Но Снегирёв, не понимая этого, выбрал смертельно опасный путь. С одной стороны, он постоянно напоминал им, что он «свой», с генералами КГБ недавно по службе общался, ещё два года назад был в номенклатуре ЦК. Да и сам не оставлял мечты о квартире и машине, которые получит за требуемую от него гнусную статью. Но ему хотелось, чтобы хоть в КГБ, хоть в ЦК Украины ему сказали прямо: ты — нам, а мы — тебе. Он вдруг забыл то, что прекрасно знал при его долгой советской службе, что, конечно, любое выслуживание перед властью не забывается, оплачивается, но иногда не сразу, а скажем, через год, и никогда об этом не говорят прямо, а с присущей коммунистическому обществу демагогией прикрывают любую подлость «верностью коммунистическим идеалам». Предыдущие свои фильмы и рассказы о верных коммунистах и стойких пограничниках, благодаря которым он и сделал вполне успешную советскую карьеру, он если и воспринимал как неправду, но не оценивал как личную подлость: где-то была верноподданная советская работа, за которую он получал деньги, а лично его были антисоветские разговоры за водкой и килькой с Некрасовым, съёмки митинга в Бабьем Яру и его выступление на партсобрании в его защиту.
А тут от него требовали, чтобы он отказался от того, что считал самым важным своим, да ещё сразу не предлагали плату за это, чтобы можно было всё открыто взвесить.
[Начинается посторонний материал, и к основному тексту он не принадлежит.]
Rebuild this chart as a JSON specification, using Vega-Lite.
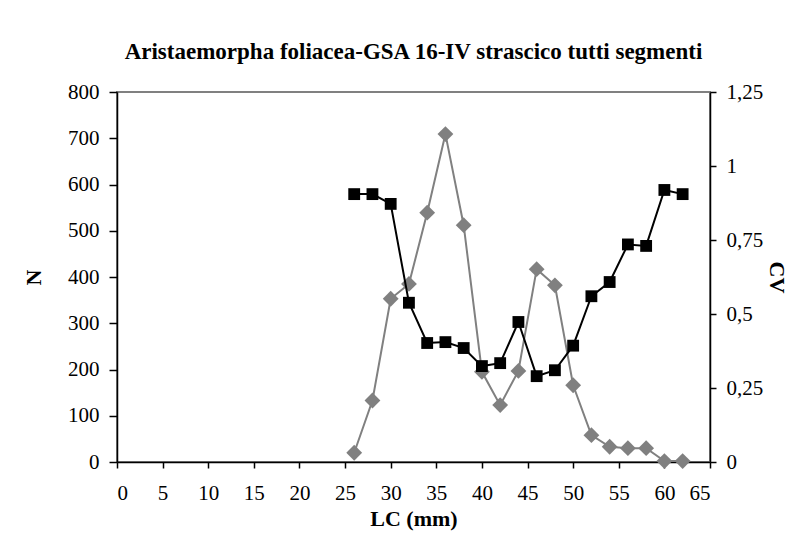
{
  "$schema": "https://vega.github.io/schema/vega-lite/v6.json",
  "autosize": {"type": "none"},
  "width": 593,
  "height": 370,
  "padding": {"left": 117, "top": 92, "right": 91, "bottom": 79},
  "background": "white",
  "title": {
    "text": "Aristaemorpha foliacea-GSA 16-IV strascico tutti segmenti",
    "fontSize": 23,
    "fontWeight": "bold",
    "font": "Liberation Serif",
    "color": "black",
    "anchor": "middle",
    "offset": 17
  },
  "config": {
    "font": "Liberation Serif",
    "view": {"stroke": "#808080", "strokeWidth": 2},
    "axis": {
      "grid": false,
      "domainColor": "black",
      "domainWidth": 1.5,
      "tickColor": "black",
      "tickWidth": 1.5,
      "labelColor": "black",
      "labelFont": "Liberation Serif",
      "labelFontSize": 21,
      "titleFont": "Liberation Serif",
      "titleFontSize": 22,
      "titleFontWeight": "bold",
      "titleColor": "black"
    }
  },
  "data": {
    "values": [
      {"LC": 26, "N": 20, "CV": 0.905},
      {"LC": 28, "N": 133, "CV": 0.905},
      {"LC": 30, "N": 353, "CV": 0.872},
      {"LC": 32, "N": 385, "CV": 0.538},
      {"LC": 34, "N": 539, "CV": 0.402},
      {"LC": 36, "N": 709, "CV": 0.405},
      {"LC": 38, "N": 512, "CV": 0.385},
      {"LC": 40, "N": 195, "CV": 0.324},
      {"LC": 42, "N": 123, "CV": 0.334},
      {"LC": 44, "N": 197, "CV": 0.473},
      {"LC": 46, "N": 417, "CV": 0.29},
      {"LC": 48, "N": 382, "CV": 0.31},
      {"LC": 50, "N": 166, "CV": 0.393},
      {"LC": 52, "N": 58, "CV": 0.56},
      {"LC": 54, "N": 33, "CV": 0.608},
      {"LC": 56, "N": 30, "CV": 0.735},
      {"LC": 58, "N": 30, "CV": 0.73},
      {"LC": 60, "N": 2, "CV": 0.919},
      {"LC": 62, "N": 2, "CV": 0.905}
    ]
  },
  "encoding": {
    "x": {
      "field": "LC",
      "type": "quantitative",
      "scale": {"domain": [0, 65], "nice": false, "zero": false},
      "axis": {
        "values": [0, 5, 10, 15, 20, 25, 30, 35, 40, 45, 50, 55, 60, 65],
        "tickSize": 6,
        "labelPadding": 14,
        "title": "LC (mm)",
        "titlePadding": 5
      }
    }
  },
  "layer": [
    {
      "layer": [
        {"mark": {"type": "line", "color": "#808080", "strokeWidth": 2}},
        {"mark": {"type": "point", "shape": "diamond", "filled": true, "color": "#808080", "size": 250, "opacity": 1}}
      ],
      "encoding": {
        "y": {
          "field": "N",
          "type": "quantitative",
          "scale": {"domain": [0, 800], "nice": false},
          "axis": {
            "orient": "left",
            "values": [0, 100, 200, 300, 400, 500, 600, 700, 800],
            "tickSize": 8,
            "labelPadding": 10,
            "title": "N",
            "titlePadding": 22
          }
        }
      }
    },
    {
      "layer": [
        {"mark": {"type": "line", "color": "black", "strokeWidth": 2}},
        {"mark": {"type": "point", "shape": "square", "filled": true, "color": "black", "size": 140, "opacity": 1}}
      ],
      "encoding": {
        "y": {
          "field": "CV",
          "type": "quantitative",
          "scale": {"domain": [0, 1.25], "nice": false},
          "axis": {
            "orient": "right",
            "values": [0, 0.25, 0.5, 0.75, 1, 1.25],
            "labelExpr": "replace(toString(datum.value), '.', ',')",
            "tickSize": 6,
            "labelPadding": 10,
            "title": "CV",
            "titleAngle": 90,
            "titlePadding": 2
          }
        }
      }
    }
  ],
  "resolve": {"scale": {"y": "independent"}}
}
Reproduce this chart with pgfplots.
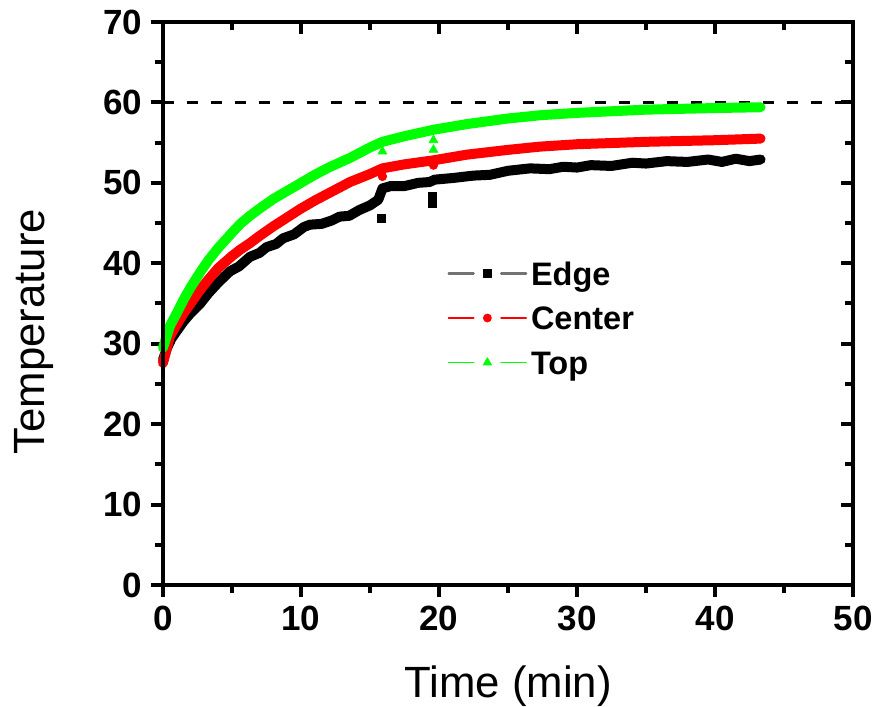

Но от него требовали — подставь публично задницу, а мы потом подумаем, насколько хороша она была. И вот на это морально разрываемый на части Гелий Снегирёв никак не решался согласиться, да ещё втайне тут же начал писать записки — «Роман-донос» — где себя не жалел, но, главное, — и хорошо понимал это — все его точнейшие, небывалые ни в русской, ни в советской литературе описания бесконечных переговоров, всё усиливающегося на него со всех сторон давления, превращались во всё более страшный обвинительный акт всей советской системе, всем человеческим отношениям внутри этой отвратительной структуры.
Итак, затрудняясь дать точное определение понятию «антисоветский», я понимаю, что фашистская газета остаётся фашистской газетой, но архив писателя — это всё же архив писателя. Он для работы, он и просто собрание интересующих писателя по тем или иным причинам вещей. Утверждаю, не боясь ошибиться, что архивы таких писателей, как Максим Горький, Алексей Толстой или Александр Фадеев по количеству так называемой «клеветнической» литературы во многом превосходят мой. Не ошибусь, если скажу, что и у многих ныне здравствующих и занимающих положение писателей подобных материалов не меньше, а может быть и побольше, чем у меня. Но ни обысков у них не проводят, ни допросам не подвергают.
Обыск — это высшая степень недоверия государства к своему гражданину. Допрос — это обидная и оскорбительная форма (при всей внешней вежливости) выпытывания у тебя «зачем» и «для чего» ты хранишь ту или иную книгу, то или иное письмо. И вот я задаю себе вопрос — с какой целью это делается? Запугать, устрашить, унизить? Впрочем, куда унизительнее рыться в чужих письмах, чем смотреть, как в них роются люди, получающие за это зарплату, и не малую, и считающие, что, увезя из библиотеки писателя стихи Марины Цветаевой, принесли государству пользу. Кому всё это выгодно? Кому это нужно? Неужели государству? А может, думают, что, попугав, пригрозив, принудят на какие-то шаги?
Во многих инстанциях — а сколько у меня их было, и высоких, и пониже, и всесильных, и послабее, — мне говорили — кто строго, кто с улыбкой — что давно пора сказать народу, по какую сторону баррикад я нахожусь. Как сказать? И подсказывали. Кто попрямее, кто более окольными путями, что вот, дескать, есть газеты, а в газету люди — и какие люди! — пишут письма... А вы что же?
[1]
Снегирев цитирует «Возвращение на Итаку» А.А. Галича.